Begin

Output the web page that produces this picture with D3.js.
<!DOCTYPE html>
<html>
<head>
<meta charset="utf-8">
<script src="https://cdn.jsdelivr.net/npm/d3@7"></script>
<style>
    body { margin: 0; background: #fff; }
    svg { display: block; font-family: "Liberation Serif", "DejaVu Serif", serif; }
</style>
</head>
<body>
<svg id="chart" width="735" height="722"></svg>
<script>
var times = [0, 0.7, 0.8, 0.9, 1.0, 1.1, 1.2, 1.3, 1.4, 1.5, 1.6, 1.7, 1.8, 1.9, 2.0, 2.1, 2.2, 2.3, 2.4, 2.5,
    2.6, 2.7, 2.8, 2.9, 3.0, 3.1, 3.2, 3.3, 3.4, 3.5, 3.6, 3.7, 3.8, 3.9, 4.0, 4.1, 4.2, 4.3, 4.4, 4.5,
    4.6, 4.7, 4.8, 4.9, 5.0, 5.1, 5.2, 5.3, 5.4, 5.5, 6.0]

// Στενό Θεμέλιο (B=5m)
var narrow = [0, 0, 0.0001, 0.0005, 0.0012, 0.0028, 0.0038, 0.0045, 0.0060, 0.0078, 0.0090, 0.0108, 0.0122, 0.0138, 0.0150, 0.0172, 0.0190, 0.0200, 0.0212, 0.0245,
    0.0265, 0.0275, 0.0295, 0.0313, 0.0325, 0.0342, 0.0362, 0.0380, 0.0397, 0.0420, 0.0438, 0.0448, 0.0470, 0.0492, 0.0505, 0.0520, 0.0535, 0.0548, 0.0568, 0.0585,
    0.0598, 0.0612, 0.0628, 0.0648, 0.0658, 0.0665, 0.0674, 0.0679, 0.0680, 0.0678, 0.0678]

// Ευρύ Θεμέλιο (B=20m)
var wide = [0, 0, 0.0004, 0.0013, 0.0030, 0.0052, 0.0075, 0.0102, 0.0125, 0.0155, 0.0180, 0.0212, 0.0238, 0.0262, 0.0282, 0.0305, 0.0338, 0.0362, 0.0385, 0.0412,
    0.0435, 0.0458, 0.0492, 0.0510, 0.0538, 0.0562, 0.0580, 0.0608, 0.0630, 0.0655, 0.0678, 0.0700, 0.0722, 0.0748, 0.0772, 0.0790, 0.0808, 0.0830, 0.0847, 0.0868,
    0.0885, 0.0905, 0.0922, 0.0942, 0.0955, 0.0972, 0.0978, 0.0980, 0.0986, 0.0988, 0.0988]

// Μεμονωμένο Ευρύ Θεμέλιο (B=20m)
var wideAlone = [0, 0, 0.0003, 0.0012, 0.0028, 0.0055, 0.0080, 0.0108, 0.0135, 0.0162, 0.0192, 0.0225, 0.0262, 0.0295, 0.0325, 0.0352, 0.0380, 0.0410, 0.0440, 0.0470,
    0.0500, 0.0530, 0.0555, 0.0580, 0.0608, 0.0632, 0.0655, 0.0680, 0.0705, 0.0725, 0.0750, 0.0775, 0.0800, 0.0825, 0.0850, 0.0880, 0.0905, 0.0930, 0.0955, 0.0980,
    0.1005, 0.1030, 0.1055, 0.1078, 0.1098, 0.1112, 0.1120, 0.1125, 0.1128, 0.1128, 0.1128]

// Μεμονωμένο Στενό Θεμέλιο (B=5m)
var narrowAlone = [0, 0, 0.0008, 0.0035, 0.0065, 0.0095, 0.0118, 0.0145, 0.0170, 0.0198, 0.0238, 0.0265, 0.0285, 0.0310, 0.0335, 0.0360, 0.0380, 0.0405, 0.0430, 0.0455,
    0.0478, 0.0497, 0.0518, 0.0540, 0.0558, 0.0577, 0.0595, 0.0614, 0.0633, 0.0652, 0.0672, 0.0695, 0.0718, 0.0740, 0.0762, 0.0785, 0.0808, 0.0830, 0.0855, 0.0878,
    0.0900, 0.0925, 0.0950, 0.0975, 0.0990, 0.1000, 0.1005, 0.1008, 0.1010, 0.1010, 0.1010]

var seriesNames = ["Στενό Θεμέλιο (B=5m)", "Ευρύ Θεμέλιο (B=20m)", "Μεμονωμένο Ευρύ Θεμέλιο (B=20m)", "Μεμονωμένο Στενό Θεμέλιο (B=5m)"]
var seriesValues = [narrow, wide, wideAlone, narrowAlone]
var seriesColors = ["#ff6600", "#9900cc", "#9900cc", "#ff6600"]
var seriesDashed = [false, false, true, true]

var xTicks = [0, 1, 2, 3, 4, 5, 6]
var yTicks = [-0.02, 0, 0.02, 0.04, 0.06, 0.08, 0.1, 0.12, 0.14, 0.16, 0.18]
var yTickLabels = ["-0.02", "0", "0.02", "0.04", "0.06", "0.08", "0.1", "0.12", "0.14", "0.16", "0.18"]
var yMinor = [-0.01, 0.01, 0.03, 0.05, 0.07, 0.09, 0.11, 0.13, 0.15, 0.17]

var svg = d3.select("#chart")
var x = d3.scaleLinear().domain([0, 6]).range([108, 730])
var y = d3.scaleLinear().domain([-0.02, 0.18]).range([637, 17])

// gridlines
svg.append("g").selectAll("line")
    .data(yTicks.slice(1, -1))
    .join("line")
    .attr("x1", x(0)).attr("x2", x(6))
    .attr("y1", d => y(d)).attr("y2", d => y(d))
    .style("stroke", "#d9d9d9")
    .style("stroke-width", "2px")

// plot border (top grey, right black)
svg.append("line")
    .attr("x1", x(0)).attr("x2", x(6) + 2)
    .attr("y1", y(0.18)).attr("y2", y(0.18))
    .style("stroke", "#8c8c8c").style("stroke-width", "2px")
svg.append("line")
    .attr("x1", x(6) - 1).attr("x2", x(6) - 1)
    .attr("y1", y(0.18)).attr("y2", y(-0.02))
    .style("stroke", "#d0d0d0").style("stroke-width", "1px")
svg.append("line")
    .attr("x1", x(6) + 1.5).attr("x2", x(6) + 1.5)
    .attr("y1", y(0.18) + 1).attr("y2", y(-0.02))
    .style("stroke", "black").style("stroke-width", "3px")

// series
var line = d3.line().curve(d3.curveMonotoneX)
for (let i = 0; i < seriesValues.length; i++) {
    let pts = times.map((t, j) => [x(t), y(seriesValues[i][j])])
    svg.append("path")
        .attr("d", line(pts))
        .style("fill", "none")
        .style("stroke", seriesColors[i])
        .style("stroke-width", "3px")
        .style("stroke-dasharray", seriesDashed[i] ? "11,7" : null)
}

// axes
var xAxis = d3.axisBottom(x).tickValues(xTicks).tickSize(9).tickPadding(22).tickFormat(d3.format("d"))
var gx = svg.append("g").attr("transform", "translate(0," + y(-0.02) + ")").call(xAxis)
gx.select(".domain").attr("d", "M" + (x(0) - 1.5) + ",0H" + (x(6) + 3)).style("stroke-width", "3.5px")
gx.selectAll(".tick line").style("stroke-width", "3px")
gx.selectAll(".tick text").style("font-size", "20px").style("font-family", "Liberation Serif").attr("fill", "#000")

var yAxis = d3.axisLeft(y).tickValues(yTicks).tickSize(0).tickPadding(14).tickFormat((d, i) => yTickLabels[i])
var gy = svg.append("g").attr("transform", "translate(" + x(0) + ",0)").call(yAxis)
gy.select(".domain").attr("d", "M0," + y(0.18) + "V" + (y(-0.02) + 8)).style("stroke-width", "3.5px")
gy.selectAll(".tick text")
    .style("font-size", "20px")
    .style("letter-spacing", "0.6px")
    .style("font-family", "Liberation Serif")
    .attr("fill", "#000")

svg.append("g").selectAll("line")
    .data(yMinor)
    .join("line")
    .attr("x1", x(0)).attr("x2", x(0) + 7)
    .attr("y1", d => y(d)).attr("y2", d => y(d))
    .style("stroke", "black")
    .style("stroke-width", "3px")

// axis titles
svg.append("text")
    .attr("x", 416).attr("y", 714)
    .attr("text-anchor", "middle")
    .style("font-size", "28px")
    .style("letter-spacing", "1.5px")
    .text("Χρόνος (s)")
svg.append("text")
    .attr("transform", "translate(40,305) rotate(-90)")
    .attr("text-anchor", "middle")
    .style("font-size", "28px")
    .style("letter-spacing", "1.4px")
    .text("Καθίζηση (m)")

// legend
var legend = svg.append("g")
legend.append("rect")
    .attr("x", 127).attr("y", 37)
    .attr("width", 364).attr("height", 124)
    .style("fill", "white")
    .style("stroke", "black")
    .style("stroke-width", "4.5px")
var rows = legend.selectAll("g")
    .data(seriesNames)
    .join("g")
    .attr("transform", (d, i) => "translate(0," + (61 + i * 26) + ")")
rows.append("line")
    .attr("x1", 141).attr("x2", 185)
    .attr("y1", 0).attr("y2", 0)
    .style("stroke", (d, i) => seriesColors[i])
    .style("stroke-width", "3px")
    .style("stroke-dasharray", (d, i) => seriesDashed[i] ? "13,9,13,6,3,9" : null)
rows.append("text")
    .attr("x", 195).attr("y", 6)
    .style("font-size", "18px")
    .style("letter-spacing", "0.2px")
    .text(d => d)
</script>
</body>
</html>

End
Begin

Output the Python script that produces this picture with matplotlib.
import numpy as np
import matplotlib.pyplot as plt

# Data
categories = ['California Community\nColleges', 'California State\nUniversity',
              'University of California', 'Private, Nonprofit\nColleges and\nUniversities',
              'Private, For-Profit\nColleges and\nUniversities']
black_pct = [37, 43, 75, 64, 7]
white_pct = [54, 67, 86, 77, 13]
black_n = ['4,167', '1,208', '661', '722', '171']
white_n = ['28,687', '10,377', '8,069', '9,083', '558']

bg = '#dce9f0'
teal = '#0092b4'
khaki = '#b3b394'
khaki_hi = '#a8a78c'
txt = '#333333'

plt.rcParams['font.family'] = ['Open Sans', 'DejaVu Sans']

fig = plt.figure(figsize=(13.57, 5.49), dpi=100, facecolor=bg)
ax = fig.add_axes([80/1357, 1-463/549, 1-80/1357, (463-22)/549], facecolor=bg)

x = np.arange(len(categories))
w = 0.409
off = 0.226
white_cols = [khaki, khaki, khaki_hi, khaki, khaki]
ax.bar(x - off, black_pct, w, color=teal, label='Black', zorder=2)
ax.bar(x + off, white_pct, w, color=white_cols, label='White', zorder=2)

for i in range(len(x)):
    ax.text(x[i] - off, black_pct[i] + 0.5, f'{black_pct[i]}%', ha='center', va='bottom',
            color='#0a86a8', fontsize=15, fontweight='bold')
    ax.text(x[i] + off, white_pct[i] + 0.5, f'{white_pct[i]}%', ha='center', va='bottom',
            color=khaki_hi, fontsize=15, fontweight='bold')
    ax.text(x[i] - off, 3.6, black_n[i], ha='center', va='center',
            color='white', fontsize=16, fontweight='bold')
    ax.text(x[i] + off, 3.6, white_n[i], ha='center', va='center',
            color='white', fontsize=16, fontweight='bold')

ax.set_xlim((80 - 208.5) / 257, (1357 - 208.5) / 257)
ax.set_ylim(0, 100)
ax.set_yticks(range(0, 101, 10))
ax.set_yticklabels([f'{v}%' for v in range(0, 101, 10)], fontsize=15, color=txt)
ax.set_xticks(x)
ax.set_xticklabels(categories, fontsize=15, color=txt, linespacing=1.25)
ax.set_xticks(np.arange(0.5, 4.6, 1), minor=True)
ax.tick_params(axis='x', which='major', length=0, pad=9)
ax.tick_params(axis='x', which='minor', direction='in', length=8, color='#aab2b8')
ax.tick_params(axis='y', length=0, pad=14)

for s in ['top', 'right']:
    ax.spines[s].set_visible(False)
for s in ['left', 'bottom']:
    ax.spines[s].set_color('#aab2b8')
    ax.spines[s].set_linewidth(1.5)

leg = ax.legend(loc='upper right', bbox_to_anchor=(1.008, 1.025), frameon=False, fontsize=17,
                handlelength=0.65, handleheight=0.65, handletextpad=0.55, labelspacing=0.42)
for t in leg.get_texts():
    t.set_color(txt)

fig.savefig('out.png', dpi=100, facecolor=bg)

End

#### Goal
Write out every line of the listing that holds the word "matplotlib".

#### Written solution
Output the Python script that produces this picture with matplotlib.
import matplotlib.pyplot as plt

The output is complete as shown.